== Material
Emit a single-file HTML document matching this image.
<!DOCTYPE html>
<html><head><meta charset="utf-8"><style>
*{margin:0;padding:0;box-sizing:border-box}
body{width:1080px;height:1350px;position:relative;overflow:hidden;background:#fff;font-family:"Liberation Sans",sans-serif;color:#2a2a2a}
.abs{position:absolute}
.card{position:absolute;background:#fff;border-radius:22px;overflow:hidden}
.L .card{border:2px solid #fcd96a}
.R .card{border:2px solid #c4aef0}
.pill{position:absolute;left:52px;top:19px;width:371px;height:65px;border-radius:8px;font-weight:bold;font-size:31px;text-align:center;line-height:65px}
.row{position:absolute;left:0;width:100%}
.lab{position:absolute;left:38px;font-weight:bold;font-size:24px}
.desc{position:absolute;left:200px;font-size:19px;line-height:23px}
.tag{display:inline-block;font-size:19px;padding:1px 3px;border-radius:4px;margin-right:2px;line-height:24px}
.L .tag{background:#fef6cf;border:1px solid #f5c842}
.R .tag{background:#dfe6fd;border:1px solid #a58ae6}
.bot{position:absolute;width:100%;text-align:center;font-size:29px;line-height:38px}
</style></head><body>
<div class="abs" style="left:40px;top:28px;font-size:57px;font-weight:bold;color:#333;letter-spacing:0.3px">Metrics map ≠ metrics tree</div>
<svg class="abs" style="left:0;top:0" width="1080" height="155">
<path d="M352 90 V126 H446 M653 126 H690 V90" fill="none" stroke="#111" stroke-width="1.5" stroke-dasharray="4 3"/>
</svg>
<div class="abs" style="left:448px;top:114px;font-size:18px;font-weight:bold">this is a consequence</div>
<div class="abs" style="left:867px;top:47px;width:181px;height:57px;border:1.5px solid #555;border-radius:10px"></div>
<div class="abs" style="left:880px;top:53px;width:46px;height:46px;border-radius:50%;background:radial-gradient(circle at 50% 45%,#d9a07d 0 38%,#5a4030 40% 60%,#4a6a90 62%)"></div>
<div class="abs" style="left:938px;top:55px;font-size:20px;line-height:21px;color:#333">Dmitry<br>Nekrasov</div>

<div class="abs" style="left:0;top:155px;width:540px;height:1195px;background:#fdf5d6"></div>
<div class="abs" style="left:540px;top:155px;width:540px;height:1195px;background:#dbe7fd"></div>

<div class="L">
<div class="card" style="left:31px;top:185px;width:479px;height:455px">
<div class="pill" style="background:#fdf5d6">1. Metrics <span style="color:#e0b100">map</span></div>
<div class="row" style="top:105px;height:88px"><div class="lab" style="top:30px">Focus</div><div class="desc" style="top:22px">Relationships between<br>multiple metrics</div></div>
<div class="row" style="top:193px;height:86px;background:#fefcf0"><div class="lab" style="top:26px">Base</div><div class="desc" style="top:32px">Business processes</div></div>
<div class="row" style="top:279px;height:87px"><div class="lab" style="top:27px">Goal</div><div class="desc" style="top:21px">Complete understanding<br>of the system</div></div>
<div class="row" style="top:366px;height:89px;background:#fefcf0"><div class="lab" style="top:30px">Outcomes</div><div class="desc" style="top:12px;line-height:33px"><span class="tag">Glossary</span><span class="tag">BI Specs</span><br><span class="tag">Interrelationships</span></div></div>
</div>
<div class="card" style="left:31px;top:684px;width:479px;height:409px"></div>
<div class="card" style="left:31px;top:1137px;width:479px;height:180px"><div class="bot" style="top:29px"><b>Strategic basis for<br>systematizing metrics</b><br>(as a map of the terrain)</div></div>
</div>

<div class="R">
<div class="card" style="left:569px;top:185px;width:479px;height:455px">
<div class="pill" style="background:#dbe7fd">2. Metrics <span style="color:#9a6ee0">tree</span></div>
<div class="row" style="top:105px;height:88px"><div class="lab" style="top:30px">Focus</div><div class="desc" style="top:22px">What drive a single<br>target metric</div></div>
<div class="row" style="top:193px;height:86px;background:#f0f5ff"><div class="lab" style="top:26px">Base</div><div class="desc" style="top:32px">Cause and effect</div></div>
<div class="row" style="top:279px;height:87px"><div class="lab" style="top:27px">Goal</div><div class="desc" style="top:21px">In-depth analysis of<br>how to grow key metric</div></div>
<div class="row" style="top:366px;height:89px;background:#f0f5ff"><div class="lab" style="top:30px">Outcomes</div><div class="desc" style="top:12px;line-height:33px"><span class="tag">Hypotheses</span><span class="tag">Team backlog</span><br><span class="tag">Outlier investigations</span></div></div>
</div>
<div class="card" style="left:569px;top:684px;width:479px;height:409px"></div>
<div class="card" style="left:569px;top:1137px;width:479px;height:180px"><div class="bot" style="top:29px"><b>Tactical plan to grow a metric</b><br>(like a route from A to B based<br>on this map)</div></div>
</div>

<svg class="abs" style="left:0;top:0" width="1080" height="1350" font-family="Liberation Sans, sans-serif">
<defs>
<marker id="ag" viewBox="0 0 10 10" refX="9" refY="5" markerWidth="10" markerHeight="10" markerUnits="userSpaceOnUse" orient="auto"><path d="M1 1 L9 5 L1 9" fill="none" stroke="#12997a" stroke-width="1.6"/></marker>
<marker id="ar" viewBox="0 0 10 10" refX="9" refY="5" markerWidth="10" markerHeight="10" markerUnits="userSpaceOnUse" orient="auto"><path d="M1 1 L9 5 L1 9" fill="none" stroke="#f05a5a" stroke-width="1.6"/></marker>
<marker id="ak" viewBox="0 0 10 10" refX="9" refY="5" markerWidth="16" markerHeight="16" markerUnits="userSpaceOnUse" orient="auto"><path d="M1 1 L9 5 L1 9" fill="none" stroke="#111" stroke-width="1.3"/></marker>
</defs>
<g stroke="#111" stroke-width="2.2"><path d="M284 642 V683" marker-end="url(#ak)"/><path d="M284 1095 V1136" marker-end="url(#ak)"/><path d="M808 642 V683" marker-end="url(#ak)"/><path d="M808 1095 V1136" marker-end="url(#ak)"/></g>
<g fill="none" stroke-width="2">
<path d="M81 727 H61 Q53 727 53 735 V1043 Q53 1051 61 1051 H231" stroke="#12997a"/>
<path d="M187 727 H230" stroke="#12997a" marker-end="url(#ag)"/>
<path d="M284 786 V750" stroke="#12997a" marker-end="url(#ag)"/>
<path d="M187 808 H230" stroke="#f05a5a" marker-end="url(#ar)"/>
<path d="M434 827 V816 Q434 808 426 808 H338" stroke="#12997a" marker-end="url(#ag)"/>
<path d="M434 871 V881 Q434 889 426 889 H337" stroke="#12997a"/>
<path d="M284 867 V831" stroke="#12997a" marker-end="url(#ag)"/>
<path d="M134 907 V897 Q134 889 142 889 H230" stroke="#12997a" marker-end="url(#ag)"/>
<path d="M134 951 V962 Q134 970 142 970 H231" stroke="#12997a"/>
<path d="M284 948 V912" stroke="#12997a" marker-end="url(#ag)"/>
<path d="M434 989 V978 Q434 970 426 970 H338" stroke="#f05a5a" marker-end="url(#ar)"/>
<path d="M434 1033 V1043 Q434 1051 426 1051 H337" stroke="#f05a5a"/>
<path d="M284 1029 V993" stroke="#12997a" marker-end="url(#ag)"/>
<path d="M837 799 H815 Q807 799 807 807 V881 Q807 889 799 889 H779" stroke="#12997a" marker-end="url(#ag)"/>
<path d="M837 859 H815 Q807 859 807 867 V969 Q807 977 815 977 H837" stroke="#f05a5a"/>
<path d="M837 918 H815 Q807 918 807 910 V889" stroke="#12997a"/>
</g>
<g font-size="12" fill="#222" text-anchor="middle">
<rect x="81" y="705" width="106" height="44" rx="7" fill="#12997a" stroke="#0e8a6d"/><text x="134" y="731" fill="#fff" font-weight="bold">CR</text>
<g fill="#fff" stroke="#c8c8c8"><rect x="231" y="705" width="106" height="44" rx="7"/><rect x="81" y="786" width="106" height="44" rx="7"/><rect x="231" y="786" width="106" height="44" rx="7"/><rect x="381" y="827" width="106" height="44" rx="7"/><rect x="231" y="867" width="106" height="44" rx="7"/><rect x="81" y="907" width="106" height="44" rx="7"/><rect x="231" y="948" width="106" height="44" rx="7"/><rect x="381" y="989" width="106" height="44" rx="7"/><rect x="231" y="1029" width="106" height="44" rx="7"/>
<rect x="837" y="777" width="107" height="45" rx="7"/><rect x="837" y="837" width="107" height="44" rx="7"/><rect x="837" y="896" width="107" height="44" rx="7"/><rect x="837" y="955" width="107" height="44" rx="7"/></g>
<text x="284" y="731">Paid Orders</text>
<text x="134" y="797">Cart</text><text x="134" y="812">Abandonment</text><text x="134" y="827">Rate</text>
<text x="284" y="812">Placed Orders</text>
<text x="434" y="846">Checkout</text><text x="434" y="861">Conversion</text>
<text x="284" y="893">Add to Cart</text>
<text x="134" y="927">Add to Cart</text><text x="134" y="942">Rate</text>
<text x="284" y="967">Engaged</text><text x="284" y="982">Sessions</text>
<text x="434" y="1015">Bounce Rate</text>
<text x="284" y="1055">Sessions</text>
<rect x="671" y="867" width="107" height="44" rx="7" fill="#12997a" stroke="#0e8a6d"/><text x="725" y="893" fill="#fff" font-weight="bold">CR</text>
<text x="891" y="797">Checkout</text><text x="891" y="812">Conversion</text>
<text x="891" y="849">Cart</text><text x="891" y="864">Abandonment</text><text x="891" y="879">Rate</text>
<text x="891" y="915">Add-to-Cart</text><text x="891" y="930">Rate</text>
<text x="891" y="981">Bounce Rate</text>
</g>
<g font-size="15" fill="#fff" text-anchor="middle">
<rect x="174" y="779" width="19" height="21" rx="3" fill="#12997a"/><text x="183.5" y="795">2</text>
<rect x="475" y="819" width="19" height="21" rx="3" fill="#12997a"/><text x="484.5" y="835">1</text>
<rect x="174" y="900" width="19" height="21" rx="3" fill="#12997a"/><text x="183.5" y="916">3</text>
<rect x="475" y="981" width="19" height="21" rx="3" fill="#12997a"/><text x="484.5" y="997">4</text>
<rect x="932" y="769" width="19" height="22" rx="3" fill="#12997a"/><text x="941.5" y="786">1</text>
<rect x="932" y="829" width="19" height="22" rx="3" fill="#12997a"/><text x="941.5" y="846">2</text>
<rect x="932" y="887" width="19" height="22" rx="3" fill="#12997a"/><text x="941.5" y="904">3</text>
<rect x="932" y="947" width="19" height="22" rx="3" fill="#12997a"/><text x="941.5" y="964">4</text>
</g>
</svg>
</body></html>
====
* Exercise objective
Search the data above for the string "single" and return every line that has it.

* Task response
Emit a single-file HTML document matching this image.
<div class="row" style="top:105px;height:88px"><div class="lab" style="top:30px">Focus</div><div class="desc" style="top:22px">What drive a single<br>target metric</div></div>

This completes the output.